僕が公務員試験を受験した頃は、志望動機のネタといえば観光振興が定番でした。
前向きですし、とにかくお手軽です。実生活にも近いので、考えやすいです。

ただ、実際に仕事で観光に携わった身としては、この「お手軽さ」は罠だと考えています。
面接やエントリーシートで観光ネタを使う際には、細心の注意が必要です。

観光の仕事は、役所の外から見たイメージと異なります。
そのため、発言内容自体は正しくても、自治体実務と乖離していると、「現実離れしている」と思われて悪印象になりかねません。
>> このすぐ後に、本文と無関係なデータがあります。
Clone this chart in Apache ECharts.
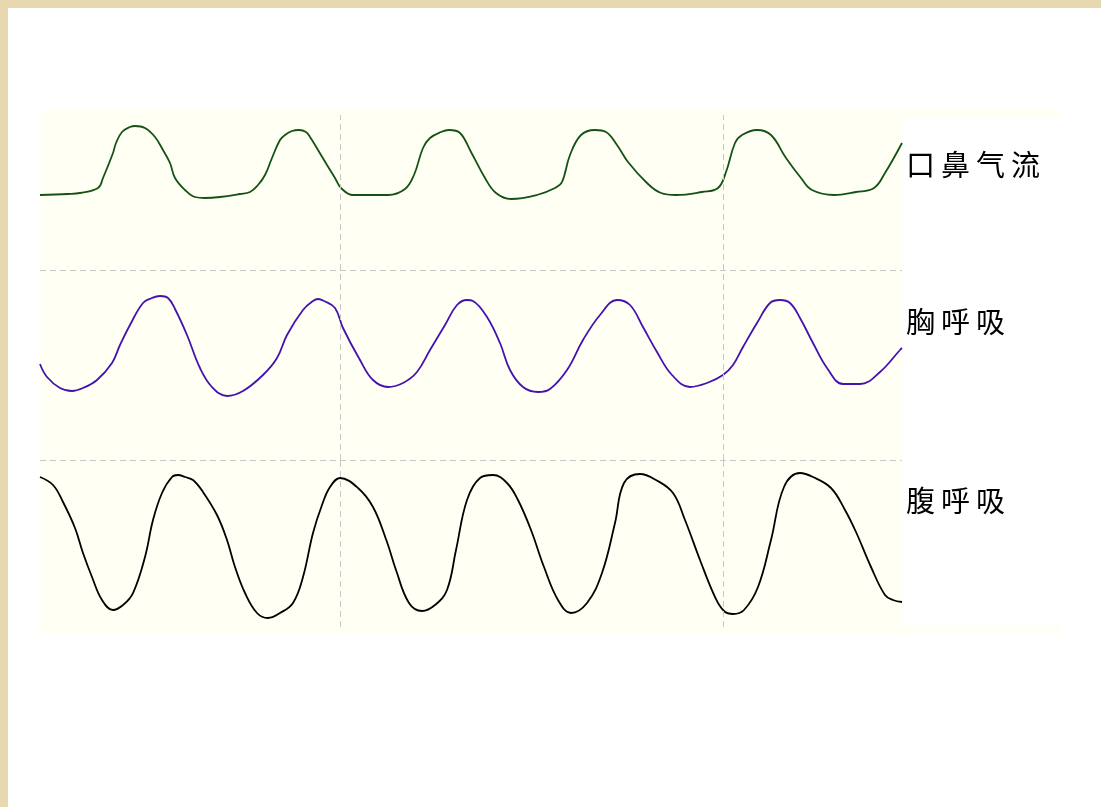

今回は、だいたいの自治体に共通する観光業務の考え方を紹介します。
困ったことに、観光業務の実態は自治体ごとにまちまちで、一般化は困難です。
自治体固有の事情を知るには、職員にOB訪問するしかありません。
今回の内容は、あくまで基礎知識です。

二つの潮流

自治体の観光部局の仕事は、大きく2種類に分けられます。
僕は勝手にシステムコンテンツと呼んでいます。

システム:観光客を増やすための仕組み作り

一つは、観光客を内外から引っ張ってくるための流れを作る仕事です。
主に道府県が実施し、地元住民よりも企業・法人との折衝が多いです。

具体例
  • 旅行会社と組んでパッケージツアーを造成
  • 交通機関と組んで特別便を走らせる
  • 団体旅行やMICEの誘致
  • ポータルサイトの運営

コンテンツ:観光客が消費・体験するモノやコトを作る

もう一つは、観光地としての魅力を高める仕事です。
多くの人にとって「観光の仕事」と言えば、こちらの方が馴染み深いでしょう。
地元住民の中に溶け込んで一緒に仕事をしていきます。

具体例
  • 既存の観光名所をさらに整備する
  • 新たな観光施設を作る・運営する
  • イベントを開く

それぞれの特徴を表にまとめました。

観光の表

きっちり役割分担

システムとコンテンツでは、担当者が異なります。
係レベルで分けているところも多いですし、課単位で分けている自治体もあります。
 

誘客交流課がシステム、観光企画課がコンテンツと担っていると思われます。

システムとコンテンツを同時にこなすのは非現実的に聞こえる

システムとコンテンツは別々に進めていくものという認識が、役所内では一般的です。
典型的な縦割り行政ですね。

両方を一人でこなしたいと言われると、欲張りというか、どっちつかずというか、現実味が無いというか……とにかく違和感があります。

(ありがちな志望動機)
これまで多くの祭りにボランティアとして参加した経験から、地域住民に溶け込む術を学びました。このスキルをディスティネーションキャンペーンに活かしていきたいです。

アピールしている能力は「コンテンツ」の範疇に属するものですが、志望業務は「システム」です。これだとスキルが業務に活かされないように思えます。

エントリーシートや面接で観光ネタを使うなら、「システム」「コンテンツ」どちらか一方に特化した方が無難かと思います。 

今回紹介したのは、田舎自治体のケースです。都会の自治体は事情が異なります。
もともと人がたくさんいるので、「システム」に注力しなくても「コンテンツ」さえしっかりしていれば、自然と人が集まるためです。

都会自治体だとインバウンド誘客ネタが鉄板でしょう。 
もともと訪日外国人がたくさん来ているので、彼ら彼女らに既存のコンテンツを消費してもらうだけで、立派な観光振興になります。